US literary critic, writer, social reformer, and horticulturist. A scholar of international repute, he published literary studies and his own poetry. He also helped to found the National Association for the Advancement of Colored People (NAACP) in 1909, eventually serving as its president 1930-39. During World War I he succeeded in setting up a special camp to train black officers. In his later years he became a recognized authority on the clematis.

He was born in New York City. After taking all his degrees (including his PhD) at Columbia University, he stayed on with the faculty 1899-1911. When he got into a dispute with Nicholas Murray Butler, president of Columbia, over what he regarded as an issue of free speech, he was dismissed. his The New Criticism (1911) was among the first American works to draw heavily on the theories of the Italian philosopher Benedetto Croce. Other later works include a major anthology of European literature.
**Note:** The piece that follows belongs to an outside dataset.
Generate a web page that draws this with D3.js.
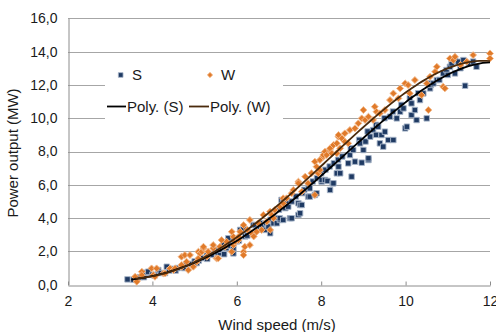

A man of independent means, he continued his literary pursuits pretty much on his own, although he occasionally taught at the New School for Social Research. In 1908 he ran unsuccessfully as a Republican for the US House of Representatives - and he served as a delegate of the Progressive Party at two national conventions. He bought a newspaper in a small town outside New York City, the Amenia Times, and served as its publisher; in 1919 he would also help found Harcourt, Brace and Company, serving as its literary adviser until 1924. In 1913 he established the Spingarn Medal, still given annually to a black American who has shown great achievement. He was a delegate to the convention that established the American Legion.